◆ TASK STATEMENT: Reproduce exactly the lines below, from the first one through the line containing "const titleText = 'bwr_r';", and omit any pictures.
## Begin INPUT DATA
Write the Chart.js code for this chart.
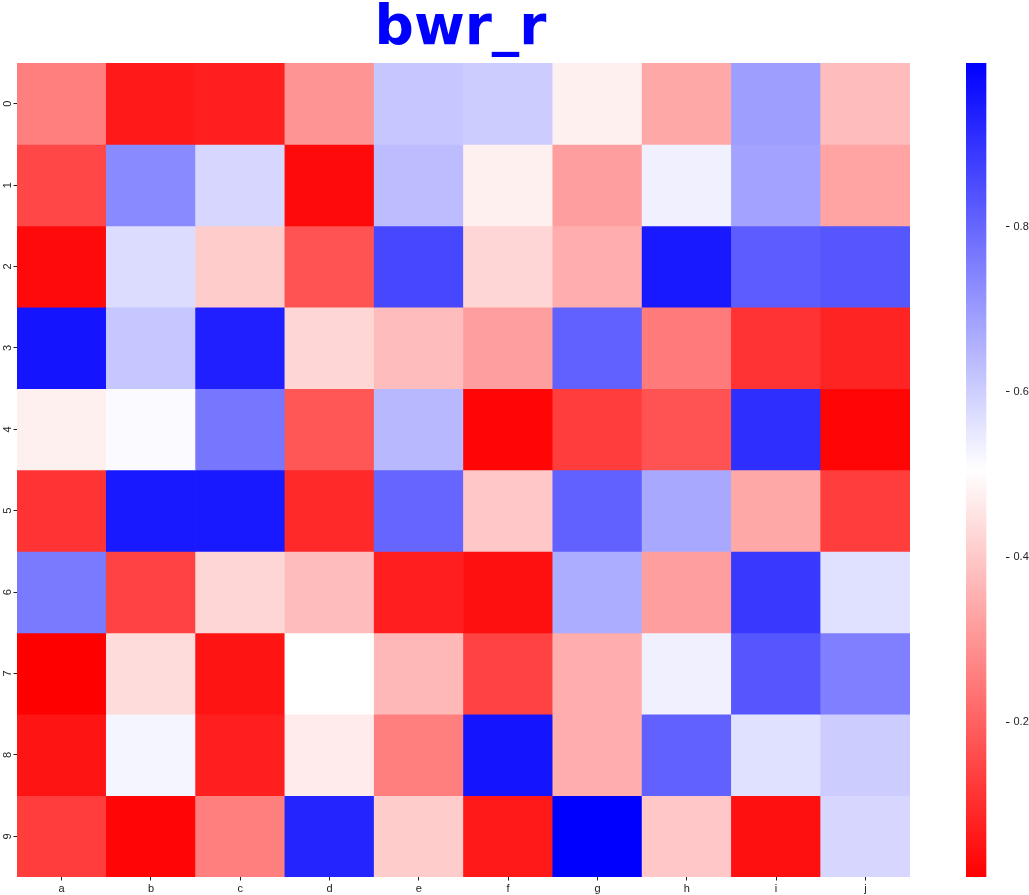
<!DOCTYPE html>
<html>
<head>
<meta charset="utf-8">
<script src="https://cdn.jsdelivr.net/npm/chart.js@4.4.1/dist/chart.umd.min.js"></script>
<style>
  html, body { margin: 0; padding: 0; background: #fff; width: 1029px; height: 895px; overflow: hidden; }
  #main { position: absolute; left: 0; top: 0; }
  #cbar { position: absolute; left: 940px; top: 0; }
</style>
</head>
<body>
<canvas id="main" width="927" height="895"></canvas>
<canvas id="cbar" width="89" height="895"></canvas>
<script>
// ---- data ----
const xLabels = ['a', 'b', 'c', 'd', 'e', 'f', 'g', 'h', 'i', 'j'];
const yLabels = ['0', '1', '2', '3', '4', '5', '6', '7', '8', '9'];
const row0 = [0.259, 0.062, 0.072, 0.299, 0.614, 0.604, 0.476, 0.338, 0.693, 0.377];
const row1 = [0.151, 0.732, 0.584, 0.033, 0.634, 0.476, 0.318, 0.535, 0.683, 0.328];
const row2 = [0.033, 0.574, 0.407, 0.171, 0.860, 0.427, 0.348, 0.949, 0.821, 0.831];
const row3 = [0.959, 0.614, 0.939, 0.427, 0.377, 0.318, 0.811, 0.249, 0.112, 0.082];
const row4 = [0.476, 0.515, 0.771, 0.180, 0.643, 0.023, 0.131, 0.171, 0.909, 0.023];
const row5 = [0.112, 0.949, 0.949, 0.092, 0.801, 0.397, 0.811, 0.673, 0.338, 0.131];
const row6 = [0.762, 0.141, 0.427, 0.377, 0.072, 0.043, 0.663, 0.318, 0.890, 0.565];
const row7 = [0.013, 0.437, 0.052, 0.506, 0.368, 0.141, 0.348, 0.535, 0.831, 0.752];
const row8 = [0.052, 0.525, 0.072, 0.466, 0.259, 0.959, 0.348, 0.811, 0.565, 0.604];
const row9 = [0.131, 0.023, 0.259, 0.929, 0.407, 0.062, 0.998, 0.397, 0.043, 0.584];
const rows = [row0, row1, row2, row3, row4, row5, row6, row7, row8, row9];
const colorbarTicks = [0.2, 0.4, 0.6, 0.8];
const titleText = 'bwr_r';

// ---- colormap (bwr_r) ----
const allVals = rows.flat();
const vmin = Math.min(...allVals);
const vmax = Math.max(...allVals);
function bwr_r(v) {
  let t = (v - vmin) / (vmax - vmin);
  t = Math.max(0, Math.min(1, t));
  if (t < 0.5) {
    const c = Math.round(510 * t);
    return `rgb(255,${c},${c})`;
  } else {
    const c = Math.round(255 * (2 - 2 * t));
    return `rgb(${c},${c},255)`;
  }
}

Chart.defaults.font.family = "'Liberation Sans', Arial, sans-serif";
Chart.defaults.color = '#222';

// ---- heatmap ----
const datasets = rows.map((vals, i) => ({
  label: yLabels[i],
  data: vals.map(() => [i, i + 1]),
  backgroundColor: vals.map(v => bwr_r(v)),
  borderWidth: 0,
  grouped: false,
  barPercentage: 1.0,
  categoryPercentage: 1.0,
}));

// center the title over the plotting area
const titleOverPlot = {
  id: 'titleOverPlot',
  afterLayout(chart) {
    if (chart.titleBlock) {
      chart.titleBlock.left = chart.chartArea.left - 6;
      chart.titleBlock.right = chart.chartArea.right;
    }
  },
};

new Chart(document.getElementById('main'), {
  type: 'bar',
  data: { labels: xLabels, datasets },
  plugins: [titleOverPlot],
  options: {
    responsive: false,
    animation: false,
    layout: { padding: { left: 0, right: 17, top: 0, bottom: 0 } },
    plugins: {
      legend: { display: false },
      tooltip: { enabled: false },
      title: {
        display: true,
        text: titleText,
        color: '#0000ff',
        font: { size: 55, weight: 'bold', family: "'DejaVu Sans', sans-serif", lineHeight: 1.0 },
        padding: { top: 2, bottom: 6 },
      },
    },
    scales: {
      x: {
        type: 'category',
        offset: true,
        border: { display: false },
        grid: { drawOnChartArea: false, drawTicks: true, tickLength: 3.5, color: '#222', offset: false },
        ticks: { font: { size: 11 }, padding: 2, maxRotation: 0, minRotation: 0 },
        afterFit: (s) => { s.height = 18; },
      },
      y: {
        type: 'linear',
        min: 0,
        max: 10,
        reverse: true,
        border: { display: false },
        grid: { drawOnChartArea: false, drawTicks: true, tickLength: 3.5, color: '#222' },
        afterBuildTicks: (s) => { s.ticks = yLabels.map((l, i) => ({ value: i + 0.5 })); },
        ticks: {
          font: { size: 11 },
          padding: 6,
          minRotation: 90,
          maxRotation: 90,
          labelOffset: -3,
          callback: (val) => yLabels[Math.floor(val)],
        },
        afterFit: (s) => { s.width = 17; },
      },
    },
  },
});

// ---- colorbar ----
new Chart(document.getElementById('cbar'), {
  type: 'bar',
  data: {
    labels: [''],
    datasets: [{
      data: [[vmin, vmax]],
      borderWidth: 0,
      barPercentage: 1.0,
      categoryPercentage: 1.0,
      backgroundColor: (ctx) => {
        const chart = ctx.chart;
        const ca = chart.chartArea;
        if (!ca) return 'white';
        const g = chart.ctx.createLinearGradient(0, ca.bottom, 0, ca.top);
        g.addColorStop(0, 'rgb(255,0,0)');
        g.addColorStop(0.5, 'rgb(255,255,255)');
        g.addColorStop(1, 'rgb(0,0,255)');
        return g;
      },
    }],
  },
  options: {
    responsive: false,
    animation: false,
    layout: { padding: { left: 26, right: 0, top: 63, bottom: 18 } },
    plugins: { legend: { display: false }, tooltip: { enabled: false }, title: { display: false } },
    scales: {
      x: { display: false, offset: false },
      y: {
        type: 'linear',
        position: 'right',
        min: vmin,
        max: vmax,
        border: { display: false },
        grid: { drawOnChartArea: false, drawTicks: true, tickLength: 3.5, color: '#222' },
        afterBuildTicks: (s) => { s.ticks = colorbarTicks.map(v => ({ value: v })); },
        ticks: { font: { size: 11 }, padding: 4, callback: (v) => v.toFixed(1) },
        afterFit: (s) => { s.width = 23; },
      },
    },
  },
});
</script>
</body>
</html>
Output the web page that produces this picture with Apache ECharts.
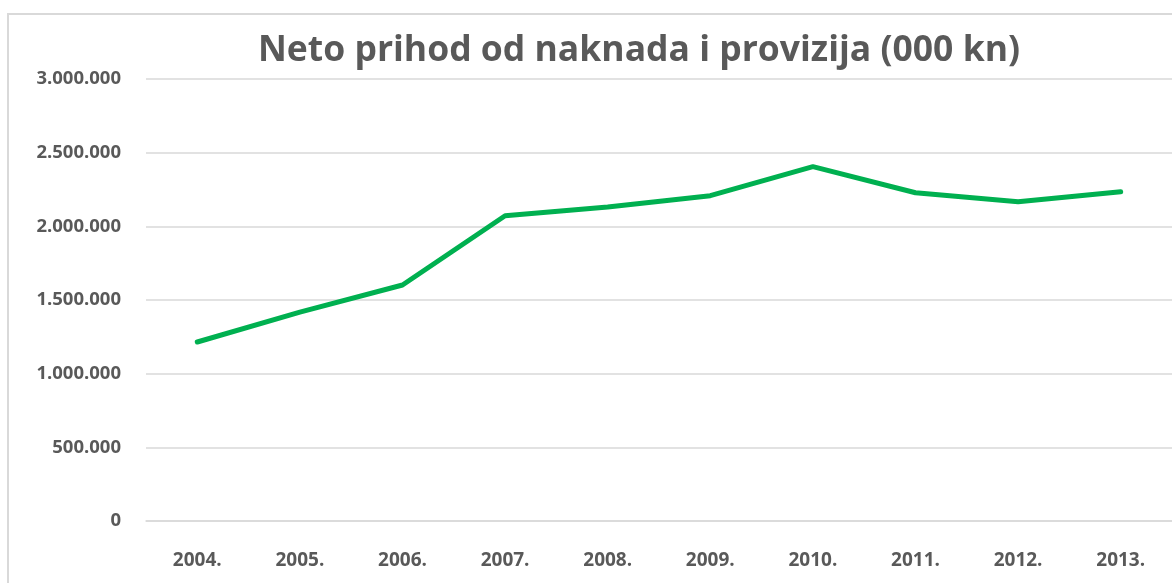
<!DOCTYPE html>
<html>
<head>
<meta charset="utf-8">
<style>
  html, body { margin: 0; padding: 0; background: #fff; }
  #chart { width: 1172px; height: 583px; }
</style>
<script src="https://cdn.jsdelivr.net/npm/echarts@6/dist/echarts.min.js"></script>
</head>
<body>
<div id="chart"></div>
<script>
// godine i neto prihod (000 kn)
var years = ["2004.", "2005.", "2006.", "2007.", "2008.", "2009.", "2010.", "2011.", "2012.", "2013."];
var prihod = [1215000, 1418000, 1602000, 2072000, 2131000, 2208000, 2405000, 2228000, 2167000, 2235000];
var yMin = 0, yMax = 3000000, yStep = 500000;

function fmt(v) {
  return String(v).replace(/\B(?=(\d{3})+(?!\d))/g, ".");
}

var chart = echarts.init(document.getElementById("chart"));
var txt = "#595959";
var option = {
  animation: false,
  textStyle: { fontFamily: "Open Sans" },
  title: {
    text: "Neto prihod od naknada i provizija (000 kn)",
    left: 634,
    textAlign: "center",
    top: 28,
    textStyle: { fontSize: 35.5, fontWeight: "bold", color: txt, fontFamily: "Open Sans" }
  },
  graphic: [{
    type: "rect",
    shape: { x: 8, y: 14, width: 1300, height: 700 },
    style: { fill: "none", stroke: "#d9d9d9", lineWidth: 2 },
    silent: true
  }],
  grid: { left: 146, top: 79, width: 1039, height: 442 },
  xAxis: {
    type: "category",
    data: years,
    boundaryGap: true,
    axisTick: { show: false },
    axisLine: { lineStyle: { color: "#d9d9d9", width: 1.5 } },
    axisLabel: { color: txt, fontSize: 19, fontWeight: "bold", margin: 30 }
  },
  yAxis: {
    type: "value",
    min: yMin,
    max: yMax,
    interval: yStep,
    axisLine: { show: false },
    axisTick: { show: false },
    splitLine: { lineStyle: { color: "#d9d9d9", width: 1.5 } },
    axisLabel: { color: txt, fontSize: 18.5, fontWeight: "bold", margin: 25, formatter: fmt }
  },
  series: [{
    type: "line",
    data: prihod,
    showSymbol: false,
    lineStyle: { color: "#00b050", width: 5, cap: "round", join: "round" }
  }]
};
chart.setOption(option);
</script>
</body>
</html>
## End INPUT DATA
◆ ANSWER:
Write the Chart.js code for this chart.
<!DOCTYPE html>
<html>
<head>
<meta charset="utf-8">
<script src="https://cdn.jsdelivr.net/npm/chart.js@4.4.1/dist/chart.umd.min.js"></script>
<style>
  html, body { margin: 0; padding: 0; background: #fff; width: 1029px; height: 895px; overflow: hidden; }
  #main { position: absolute; left: 0; top: 0; }
  #cbar { position: absolute; left: 940px; top: 0; }
</style>
</head>
<body>
<canvas id="main" width="927" height="895"></canvas>
<canvas id="cbar" width="89" height="895"></canvas>
<script>
// ---- data ----
const xLabels = ['a', 'b', 'c', 'd', 'e', 'f', 'g', 'h', 'i', 'j'];
const yLabels = ['0', '1', '2', '3', '4', '5', '6', '7', '8', '9'];
const row0 = [0.259, 0.062, 0.072, 0.299, 0.614, 0.604, 0.476, 0.338, 0.693, 0.377];
const row1 = [0.151, 0.732, 0.584, 0.033, 0.634, 0.476, 0.318, 0.535, 0.683, 0.328];
const row2 = [0.033, 0.574, 0.407, 0.171, 0.860, 0.427, 0.348, 0.949, 0.821, 0.831];
const row3 = [0.959, 0.614, 0.939, 0.427, 0.377, 0.318, 0.811, 0.249, 0.112, 0.082];
const row4 = [0.476, 0.515, 0.771, 0.180, 0.643, 0.023, 0.131, 0.171, 0.909, 0.023];
const row5 = [0.112, 0.949, 0.949, 0.092, 0.801, 0.397, 0.811, 0.673, 0.338, 0.131];
const row6 = [0.762, 0.141, 0.427, 0.377, 0.072, 0.043, 0.663, 0.318, 0.890, 0.565];
const row7 = [0.013, 0.437, 0.052, 0.506, 0.368, 0.141, 0.348, 0.535, 0.831, 0.752];
const row8 = [0.052, 0.525, 0.072, 0.466, 0.259, 0.959, 0.348, 0.811, 0.565, 0.604];
const row9 = [0.131, 0.023, 0.259, 0.929, 0.407, 0.062, 0.998, 0.397, 0.043, 0.584];
const rows = [row0, row1, row2, row3, row4, row5, row6, row7, row8, row9];
const colorbarTicks = [0.2, 0.4, 0.6, 0.8];
const titleText = 'bwr_r';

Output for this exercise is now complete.